RHS has been observed to compete with sustainable modes of transport like public transport whereas it ostensibly fails its said purpose of drawing people out of their personal vehicles. Interestingly though, certain traits, as shown by RHS users, coupled with scenario analysis results, could be exploited to make the policy recommendations. Those are as following:

  1. (1)

    RHS users, predominantly from bigger households, exhibit their willingness (refer to Table 4) to choose RHS, which could be further promoted through various incentives (for pooled/ shared rides) by the service providers.
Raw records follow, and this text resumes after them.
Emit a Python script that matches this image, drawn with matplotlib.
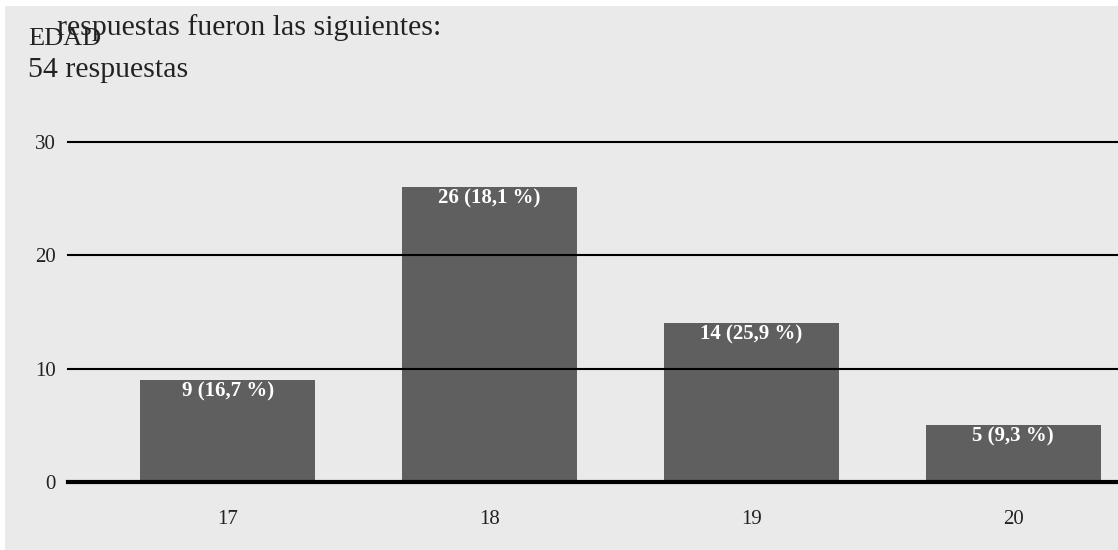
import matplotlib
matplotlib.use("Agg")
import matplotlib.pyplot as plt
from matplotlib.patches import Rectangle

# Data
edades = ["17", "18", "19", "20"]
respuestas = [9, 26, 14, 5]
etiquetas = ["9 (16,7 %)", "26 (18,1 %)", "14 (25,9 %)", "5 (9,3 %)"]
yticks = [0, 10, 20, 30]

W, H = 1118, 550
plt.rcParams["font.family"] = ["Liberation Serif", "DejaVu Serif"]

fig = plt.figure(figsize=(W / 100, H / 100), dpi=100, facecolor="white")

# grey panel behind the chart
fig.patches.append(Rectangle((5 / W, 0), 1 - 5 / W, (H - 6) / H,
                             transform=fig.transFigure, facecolor="#eaeaea",
                             edgecolor="none", zorder=-10))

def px(x, y):
    return x / W, 1 - y / H

txt = "#222222"
fig.text(*px(57, 35), "respuestas fueron las siguientes:", fontsize=21.5,
         color=txt, va="baseline", ha="left")
fig.text(*px(28, 45), "EDAD", fontsize=19, color=txt, va="baseline", ha="left")
fig.text(*px(28, 77), "54 respuestas", fontsize=21.5, color=txt, va="baseline", ha="left")

ax = fig.add_axes([68 / W, 68 / H, 1050 / W, 340 / H])
ax.set_facecolor("none")

x = list(range(len(edades)))
ax.bar(x, respuestas, width=0.669, color="#5f5f5f", zorder=2)

for xi, v, lab in zip(x, respuestas, etiquetas):
    ax.annotate(lab, (xi, v), xytext=(0, -8), textcoords="offset points",
                ha="center", va="center", color="white", fontsize=15,
                fontweight="bold", zorder=4)

for t in yticks[1:]:
    ax.axhline(t, color="black", lw=1.5, zorder=3, clip_on=False)
ax.axhline(0, color="black", lw=3, zorder=3, clip_on=False)

ax.set_xlim(-0.611, 3.401)
ax.set_ylim(0, 30)
ax.set_xticks(x)
ax.set_xticklabels(edades)
ax.set_yticks(yticks)
ax.set_yticklabels([str(t) for t in yticks])
ax.tick_params(axis="both", length=0, labelsize=15, labelcolor=txt)
ax.tick_params(axis="y", pad=9)
ax.tick_params(axis="x", pad=20)
for s in ax.spines.values():
    s.set_visible(False)

fig.savefig("out.png", dpi=100, facecolor="white")
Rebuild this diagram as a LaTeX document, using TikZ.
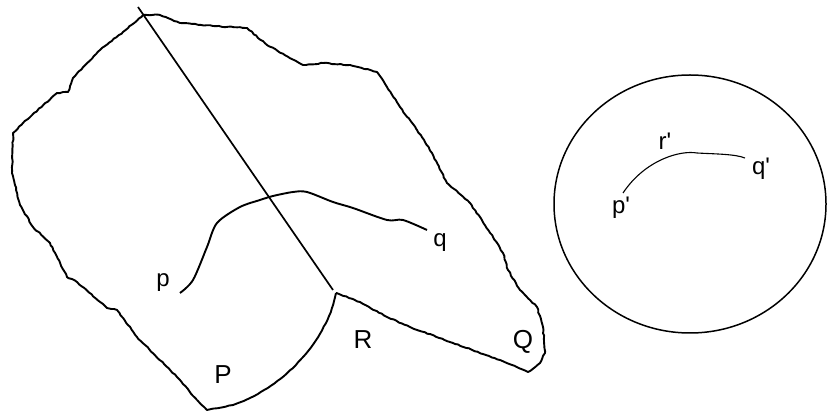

As a large share of Indian households live in “extended families” [37] [38], i.e., one or more parents or relatives living under one roof, this demography may assist in the promotion and growth of RHS in urban areas.

  2. (2)

    Youth, between the ages of 18–30, who are the most likely users of RHS (refer to Table 4), could be further incentivized to adopt RHS. As India boasts of having nearly 47% of its population below the age of 25, this socio-economic group could be attracted to the various types of inexpensive ride-hailing or ride-sharing services [39]. A frequent user program could be devised to provide discounts to students traveling together on a daily basis to their schools/colleges.

  3. (3)

    It has been observed that tech savviness (refer to Table 4) plays a significant role in both choosing and frequently using RHS. The growing smartphone penetration in India, which is currently over 66%, and expected to reach 90% by 2032, is also likely to support the widening base of RHS across India [40]. As such, the RHS apps could be integrated with various public transit apps so provide a seamless travel experience where RHS acts as a feeder to major line-haul.

  4. (4)

    The scenario analysis results (refer to scenario 9; refer to Table 8) show RHS ridership may be enhanced by integrated strategies that restrict ownership and usage of personal vehicles, by various measures like fixing a ceiling for yearly car registration, congestion pricing, etc.; and prioritizing public transit, by measures such as priority transit lanes and extra green time at intersections. One such strategy was adopted by the operators of Uber and Ola in New Delhi during the days when the “Odd–Even” policy was implemented, where they scrapped surge-pricing to attract more users [41]. This policy has been formulated by the Delhi government to reduce the number of personal vehicles plying on the streets during the days of poor air quality. Singapore has also adopted a policy to limit the number of private car registrations in order to reduce congestion [42].

  5. (5)

    The present study observes that RHS is mostly used by individuals with higher income (refer to Table 5). As such, other types of RHS, such as 2-wheelers, intermediate public transport (e.g., auto-rickshaw and e-rickshaw) should be further promoted so as to improve the affordability of RHS for larger sections of society. Rapido is an example of 2-wheeler RHS, which operates in several cities in India. Auto-rickshaw-based RHS, namely COOP and Tukxi, have been recently launched in the cities of Pune and Kochi, respectively [43]. Such types of RHS are likely to reduce the trip price and attract greater number of users.